THE CLIPPER SHIPS

THE CLIPPER SHIPS

 

From the earliest days of Colonial maritime activities, speed was an obsession with American shipbuilders and owners.  The infamous British Navigation Acts literally forced American maritime traders to be smugglers and the main access to success was through a fast ship.  The pitifully outnumbered American Navy, during the American Revolution, found that the ability to sail away from the British forces was the secret of survival.  The initiation of scheduled service between England and America in 1840 brought a demand for faster and more dependable packet ships.  Once more the fastest ships were American.  The opening of the China trade after the Opium War and the final abrogation of the Navigation Acts in 1848 freed American ships to enter the China trade and to compete with other nations in the tea trade.  Again, speed was the order of the day, and shippers were ready to pay a heavy premium to get their perishable cargo to London and New York.

 

The clipper did not suddenly appear as a type of ship.  It was the result of an evolution, combining the best aspects of all of the world’s ships which appeared in American ports.  There is no single design for a clipper ship.  In fact, not all clippers were ships, and the record books are quite rigorous in discriminating between clipper ships, Basques, and schooners—although many ships of the mid-nineteenth century claimed to be clippers.  In fact, the clipper ship type itself was generally described as one of three variations:  the full-built ship with convex cheeks in the bows; the medium-sharp clippers with a bow that was almost wedge-shaped and the extreme sharp-built clipper personified by Swordfish, Flying Cloud and Chanllenger.  In 1843, there was a quiet revolution in American ship design.  There was no single great invention.  Donald Mackay of Boston described himself as only one applying long-appreciated knowledge in new ways.
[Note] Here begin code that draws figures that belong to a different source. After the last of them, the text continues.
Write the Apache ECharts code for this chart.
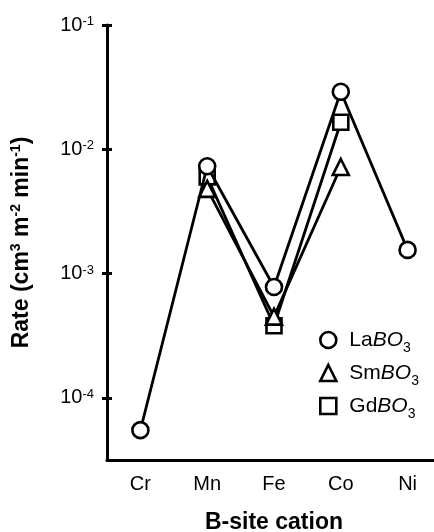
<!DOCTYPE html>
<html>
<head>
<meta charset="utf-8">
<script src="https://cdn.jsdelivr.net/npm/echarts@6/dist/echarts.min.js"></script>
<style>
  html, body { margin: 0; padding: 0; background: #fff; }
  #chart { width: 434px; height: 532px; }
</style>
</head>
<body>
<div id="chart"></div>
<script>
// B-site cations along the x axis
const categories = ['Cr', 'Mn', 'Fe', 'Co', 'Ni'];

// Rates in cm^3 m^-2 min^-1 (null where no sample)
const laBO3 = [5.5e-5, 7.3e-3, 7.8e-4, 2.9e-2, 1.55e-3];
const smBO3 = [null, 4.8e-3, 4.5e-4, 7.2e-3, null];
const gdBO3 = [null, 6.0e-3, 3.8e-4, 1.65e-2, null];

// Decade ticks on the log axis
const yTickValues = [1e-4, 1e-3, 1e-2, 1e-1];
const yMin = Math.pow(10, -4.5);
const yMax = 1e-1;

const FONT = "'Liberation Sans', Arial, sans-serif";
const INK = '#000';

const gridRect = { left: 107, top: 25, right: -7, bottom: 72, containLabel: false, outerBoundsMode: 'none' };

function powerLabel(v) {
  const e = Math.round(Math.log10(v));
  return '10{sup|' + e + '}';
}

function legendLabel(name) {
  return name.replace(/BO3$/, '{i|BO}{sub|3}');
}

const markerStyle = { color: '#fff', borderColor: INK, borderWidth: 2.6 };
const lineStyle = { color: INK, width: 2.8 };

function makeSeries(name, data, symbol, size, z) {
  return {
    name, type: 'line', data, symbol, symbolSize: size,
    xAxisIndex: 0, yAxisIndex: 0,
    itemStyle: markerStyle, lineStyle, z,
    emphasis: { disabled: true }, animation: false
  };
}

const chart = echarts.init(document.getElementById('chart'), null, { renderer: 'canvas' });
chart.setOption({
  backgroundColor: '#fff',
  animation: false,
  textStyle: { fontFamily: FONT, color: INK },
  grid: [
    Object.assign({}, gridRect),
    Object.assign({}, gridRect)
  ],
  xAxis: [
    {
      type: 'category', gridIndex: 0, data: categories, boundaryGap: true,
      axisLine: { lineStyle: { color: INK, width: 3 } },
      axisTick: { alignWithLabel: true, length: 5, lineStyle: { color: INK, width: 3 } },
      axisLabel: { color: INK, fontSize: 20, fontFamily: FONT, margin: 14 },
      name: 'B-site cation', nameLocation: 'middle', nameGap: 51,
      nameTextStyle: { color: INK, fontSize: 23, fontWeight: 'bold', fontFamily: FONT },
      splitLine: { show: false }
    },
    {
      // inner half of the crossing ticks
      type: 'category', gridIndex: 1, data: categories, boundaryGap: true,
      axisLine: { show: false },
      axisTick: { inside: true, alignWithLabel: true, length: 5, lineStyle: { color: INK, width: 3 } },
      axisLabel: { show: false },
      splitLine: { show: false }
    }
  ],
  yAxis: [
    {
      type: 'log', logBase: 10, gridIndex: 0, min: yMin, max: yMax,
      axisLine: { show: true, lineStyle: { color: INK, width: 3 } },
      axisTick: { show: true, length: 5, customValues: yTickValues, lineStyle: { color: INK, width: 3 } },
      axisLabel: {
        color: INK, fontSize: 20, fontFamily: FONT, margin: 13,
        customValues: yTickValues, formatter: powerLabel,
        rich: { sup: { fontSize: 13, fontFamily: FONT, color: INK, verticalAlign: 'top', lineHeight: 13 } }
      },
      name: 'Rate (cm{sup|3} m{sup|-2} min{sup|-1})', nameLocation: 'middle', nameGap: 72,
      nameTextStyle: {
        color: INK, fontSize: 23, fontWeight: 'bold', fontFamily: FONT, lineHeight: 26,
        rich: { sup: { fontSize: 14, fontWeight: 'bold', fontFamily: FONT, color: INK, verticalAlign: 'top', lineHeight: 14 } }
      },
      splitLine: { show: false }
    },
    {
      type: 'log', logBase: 10, gridIndex: 1, min: yMin, max: yMax,
      axisLine: { show: false },
      axisTick: { show: true, inside: true, length: 5, customValues: yTickValues, lineStyle: { color: INK, width: 3 } },
      axisLabel: { show: false },
      splitLine: { show: false }
    }
  ],
  legend: {
    orient: 'vertical', left: 314, top: 324, padding: 5,
    itemWidth: 16, itemHeight: 16, itemGap: 7,
    data: [
      { name: 'LaBO3', icon: 'circle' },
      { name: 'SmBO3', icon: 'triangle' },
      { name: 'GdBO3', icon: 'rect' }
    ],
    itemStyle: { color: '#fff', borderColor: INK, borderWidth: 2.6 },
    formatter: legendLabel,
    textStyle: {
      color: INK, fontSize: 21, fontFamily: FONT, lineHeight: 22, padding: [0, 0, 0, 8],
      rich: {
        i: { fontStyle: 'italic', fontSize: 21, fontFamily: FONT, color: INK },
        sub: { fontSize: 14, fontFamily: FONT, color: INK, verticalAlign: 'bottom', lineHeight: 14, padding: [0, 0, -4, 0] }
      }
    },
    selectedMode: false
  },
  series: [
    makeSeries('GdBO3', gdBO3, 'rect', 15, 2),
    makeSeries('SmBO3', smBO3, 'triangle', 16, 3),
    makeSeries('LaBO3', laBO3, 'circle', 16, 4)
  ]
});
</script>
</body>
</html>
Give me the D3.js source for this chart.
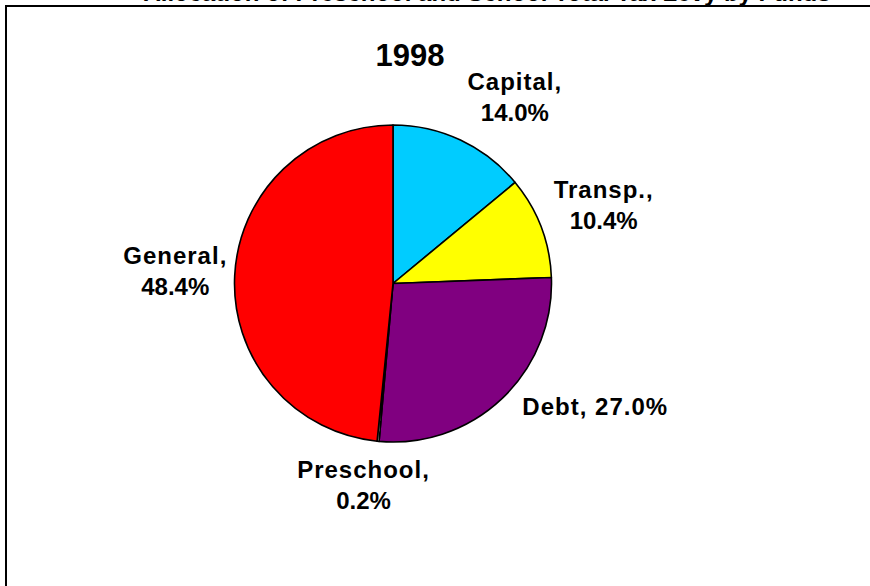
<!DOCTYPE html>
<html>
<head>
<meta charset="utf-8">
<script src="https://cdn.jsdelivr.net/npm/d3@7"></script>
<style>
  html, body { margin: 0; padding: 0; background: #fff; overflow: hidden; }
  text { font-family: "Liberation Sans", Arial, sans-serif; font-weight: bold; fill: #000; }
</style>
</head>
<body>
<div id="chart"></div>
<script>
// ---------------------------------------------------------------------------
// DATA
// ---------------------------------------------------------------------------
const chartTitle = "Allocation of Preschool and School Total Tax Levy by Funds";
const yearLabel = "1998";
const categories = ["Capital", "Transp.", "Debt", "Preschool", "General"];
const shares = [14.0, 10.4, 27.0, 0.2, 48.4];
const sliceColors = ["#00CCFF", "#FFFF00", "#800080", "#FFFFFF", "#FF0000"];

// ---------------------------------------------------------------------------
// LAYOUT
// ---------------------------------------------------------------------------
const width = 870, height = 586;
const cx = 393, cy = 283.5, radius = 158.5;
const labelRadius = 218;
// Excel "best fit" moves some labels off the mid angle
const labelNudge = {
    "Capital": [29, 12],
    "Transp.": [7, 0],
    "Debt": [52, -34],
    "Preschool": [-9, -15],
    "General": [0, -1]
};
const singleLine = new Set(["Debt"]);

const svg = d3.select("#chart").append("svg")
    .attr("width", width)
    .attr("height", height)
    .style("display", "block");

// chart area border (runs off the right and bottom of the picture)
svg.append("rect")
    .attr("x", 6).attr("y", 6)
    .attr("width", 960).attr("height", 700)
    .attr("fill", "none")
    .attr("stroke", "#000")
    .attr("stroke-width", 2);

// title, cut off at the top just like in the source picture
svg.append("text")
    .attr("x", 487).attr("y", 1)
    .attr("text-anchor", "middle")
    .style("font-size", "24px")
    .text(chartTitle);

svg.append("text")
    .attr("x", 410).attr("y", 66)
    .attr("text-anchor", "middle")
    .style("font-size", "31px")
    .text(yearLabel);

const data = categories.map((c, i) => ({ name: c, value: shares[i], color: sliceColors[i] }));

const pie = d3.pie()
    .sort(null)
    .value(d => d.value);

const arc = d3.arc()
    .innerRadius(0)
    .outerRadius(radius);

const labelArc = d3.arc()
    .innerRadius(labelRadius)
    .outerRadius(labelRadius);

const g = svg.append("g")
    .attr("transform", `translate(${cx},${cy})`);

const arcs = pie(data);

g.selectAll("path.slice")
    .data(arcs)
    .enter()
    .append("path")
    .attr("class", "slice")
    .attr("d", arc)
    .attr("fill", d => d.data.color)
    .attr("stroke", "#000")
    .attr("stroke-width", 1.6)
    .attr("stroke-linejoin", "round");

const fmt = d3.format(".1f");

const labels = g.selectAll("text.lbl")
    .data(arcs)
    .enter()
    .append("text")
    .attr("class", "lbl")
    .attr("text-anchor", "middle")
    .style("font-size", "24px")
    .attr("transform", d => {
        const [x, y] = labelArc.centroid(d);
        const n = labelNudge[d.data.name] || [0, 0];
        return `translate(${x + n[0]},${y + n[1]})`;
    });

labels.each(function(d) {
    const t = d3.select(this);
    const name = d.data.name + ",";
    const pct = fmt(d.data.value) + "%";
    if (singleLine.has(d.data.name)) {
        t.append("tspan")
            .attr("x", 0).attr("y", 8)
            .style("letter-spacing", "1px")
            .text(name + " " + pct);
    } else {
        t.append("tspan")
            .attr("x", 0).attr("y", -8)
            .style("letter-spacing", "1px")
            .text(name);
        t.append("tspan")
            .attr("x", 0).attr("y", 23)
            .text(pct);
    }
});
</script>
</body>
</html>
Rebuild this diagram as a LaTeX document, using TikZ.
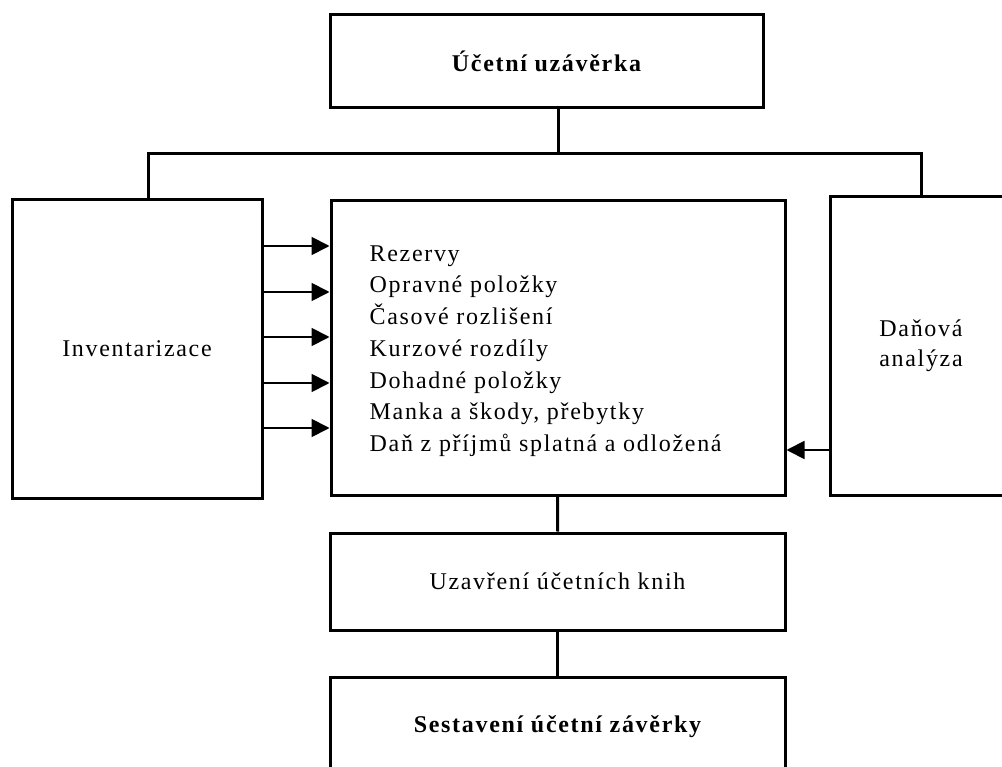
\documentclass[tikz,border=0pt]{standalone}
\usepackage{fontspec}
\setmainfont[LetterSpace=7]{Liberation Serif}
\usetikzlibrary{arrows.meta,positioning}
\tikzset{
  every picture/.append style={line join=miter},
  uz box/.style={draw,line width=3pt,inner sep=0pt,align=center,font=\fontsize{24}{30}\selectfont},
  uz title/.style={uz box,font=\fontsize{24}{30}\selectfont\bfseries},
  uz link/.style={line width=3pt},
  uz arrow/.style={line width=1.8pt,-{Triangle[length=18pt,width=18pt]}},
  uz list/.style={font=\fontsize{24}{31.7}\selectfont,align=left,anchor=west,inner sep=0pt}
}
\begin{document}
\begin{tikzpicture}[x=1pt,y=-1pt]
  \useasboundingbox (0,0) rectangle (1002,767);
  \clip (0,0) rectangle (1002,767);
  % boxes
  \node[uz title,minimum width=433pt,minimum height=93pt] (zaverka) at (546.5,61.5) {Účetní uzávěrka};
  \node[uz box,minimum width=250pt,minimum height=298pt] (inv) at (137,349) {Inventarizace};
  \node[uz box,minimum width=454pt,minimum height=294pt] (seznam) at (558,348) {};
  \node[uz box,minimum width=182pt,minimum height=298pt] (dan) at (921,346) {Daňová\\analýza};
  \node[uz box,minimum width=455pt,minimum height=97pt] (knihy) at (557.5,581.5) {Uzavření účetních knih};
  \node[uz title,minimum width=455pt,minimum height=100pt] (sestaveni) at (557.5,727) {Sestavení účetní závěrky};
  \node[uz list] (polozky) at ([xshift=40pt,yshift=-3pt]seznam.west) {Rezervy\\Opravné položky\\Časové rozlišení\\Kurzové rozdíly\\Dohadné položky\\Manka a škody, přebytky\\Daň z příjmů splatná a odložená};
  % links
  \draw[uz link] (zaverka.south -| seznam.north) -- (seznam.north |- 0,154);
  \draw[uz link] ([xshift=11pt]inv.north) |- (dan.north |- 0,154) -- (dan.north);
  \draw[uz link] (seznam) -- (knihy);
  \draw[uz link] (knihy) -- (sestaveni);
  % arrows
  \foreach \y in {246,292,337,383,428}
    \draw[uz arrow] (inv.east |- 0,\y) -- (seznam.west |- 0,\y);
  \draw[uz arrow] (dan.west |- 0,450) -- (seznam.east |- 0,450);
\end{tikzpicture}
\end{document}
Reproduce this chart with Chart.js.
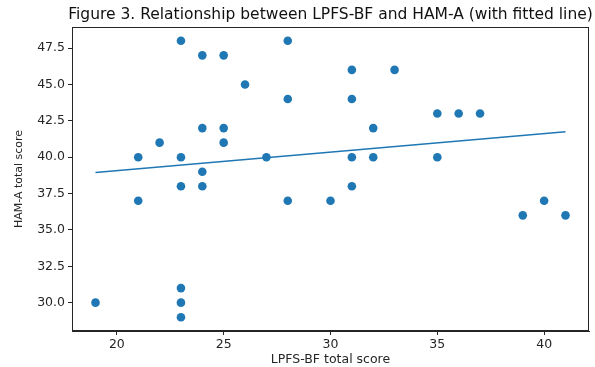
<!DOCTYPE html>
<html>
<head>
<meta charset="utf-8">
<script src="https://cdn.jsdelivr.net/npm/chart.js@4/dist/chart.umd.min.js"></script>
<style>
  html, body { margin: 0; padding: 0; background: #fff; }
  #wrap { width: 595px; height: 367px; }
</style>
</head>
<body>
<div id="wrap"><canvas id="chart" width="595" height="367"></canvas></div>
<script>
// LPFS-BF total score (x) and HAM-A total score (y)
const lpfsScores = [19, 21, 21, 22, 23, 23, 23, 23, 23, 23, 24, 24, 24, 24, 25, 25, 25, 26, 27,
  28, 28, 28, 30, 31, 31, 31, 31, 32, 32, 33, 35, 35, 36, 37, 39, 40, 41];
const hamaScores = [30, 40, 37, 41, 48, 40, 38, 31, 30, 29, 47, 42, 39, 38, 47, 42, 41, 45, 40,
  48, 44, 37, 37, 46, 44, 40, 38, 42, 40, 46, 43, 40, 43, 43, 36, 37, 36];

// fitted line end points, as drawn
const fitX = [19, 41];
const fitY = [38.95, 41.75];

const xTicks = [20, 25, 30, 35, 40];
const yTicks = [30, 32.5, 35, 37.5, 40, 42.5, 45, 47.5];

const TITLE = 'Figure 3. Relationship between LPFS-BF and HAM-A (with fitted line)';
const BLUE = '#1f77b4';
const INK = '#262626';
const FONT = 'DejaVu Sans';

// full box around the plot, like matplotlib spines, and the title centred over the plot area
const frame = {
  id: 'frame',
  afterDraw(chart) {
    const { ctx, chartArea: a } = chart;
    ctx.save();
    ctx.strokeStyle = INK;
    ctx.lineWidth = 1;
    ctx.strokeRect(a.left + 0.5, a.top + 0.5, a.right - a.left - 1, a.bottom - a.top - 1);
    ctx.fillStyle = '#111';
    ctx.font = `15.5px "${FONT}"`;
    ctx.textAlign = 'center';
    ctx.textBaseline = 'middle';
    ctx.fillText(TITLE, (a.left + a.right) / 2, 15);
    ctx.restore();
  },
};

const axisCommon = {
  type: 'linear',
  grid: { drawOnChartArea: false, drawTicks: true, tickLength: 4, color: INK },
  border: { display: true, color: INK },
};

new Chart(document.getElementById('chart'), {
  type: 'scatter',
  data: {
    datasets: [
      {
        label: 'data',
        data: lpfsScores.map((x, i) => ({ x, y: hamaScores[i] })),
        backgroundColor: BLUE,
        borderColor: BLUE,
        pointRadius: 4.3,
        pointBorderWidth: 0,
      },
      {
        type: 'line',
        label: 'fit',
        data: fitX.map((x, i) => ({ x, y: fitY[i] })),
        borderColor: BLUE,
        borderWidth: 1.5,
        pointRadius: 0,
        fill: false,
      },
    ],
  },
  options: {
    responsive: false,
    animation: false,
    layout: { padding: { left: 0, right: 6, top: 27, bottom: 0 } },
    plugins: {
      legend: { display: false },
      tooltip: { enabled: false },
      title: { display: false },
    },
    scales: {
      x: {
        ...axisCommon,
        min: 17.9,
        max: 42.1,
        afterBuildTicks: s => { s.ticks = xTicks.map(v => ({ value: v })); },
        afterFit: s => { s.height = 36; },
        ticks: { color: INK, font: { family: FONT, size: 12.5 }, padding: 2, maxRotation: 0 },
        title: {
          display: true,
          text: 'LPFS-BF total score',
          color: INK,
          font: { family: FONT, size: 12.5 },
          padding: { top: 0, bottom: 0 },
        },
      },
      y: {
        ...axisCommon,
        min: 28.05,
        max: 48.95,
        afterBuildTicks: s => { s.ticks = yTicks.map(v => ({ value: v })); },
        afterFit: s => { s.width = 72; },
        ticks: {
          color: INK,
          font: { family: FONT, size: 12.5 },
          padding: 3,
          callback: v => v.toFixed(1),
        },
        title: {
          display: true,
          text: 'HAM-A total score',
          color: INK,
          font: { family: FONT, size: 11 },
          padding: { top: 13, bottom: 0 },
        },
      },
    },
  },
  plugins: [frame],
});
</script>
</body>
</html>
In the search for speed, the clippers were built long and narrow with very sharp ends.  They had both deep V-shaped bottoms and flat floors and both types set speed records.  They were very heavily sparred and the captains who drove them were masters of seamanship and reckless bravery.  The long sharp ends required much larger ships to carry enough burden to be profitable.  The fast packets of 1840 were seldom larger than 400 tons.  The clippers built in the late 1840s were generally in the range of 1,000 tons, and the mighty queens of the 1850s were registered at 2,000 tons.

 

If you count just clipper ships, only about 200 of them were built between 1840 and 1855.  By 1855, the British were capturing large charters with steam ships which the Americans were virtually ignoring.  The economic depression of 1853 and the deep reduction of premium cargoes forced the greyhounds of the sea into settling for cargoes of guano and even into the coolie slave trade.  Thus, the clippers had a heyday of about 15 years before they came home to be re-rigged with a small top hamper to save cordage and to be able to be manned by smaller crews.  The last recorded voyage of a clipper ship under sail was made by Dashing Wave in 1910.

 

Reference:  1.  “Greyhounds of the Sea,” Carl C. Cutler, United States Naval Institute, 1960.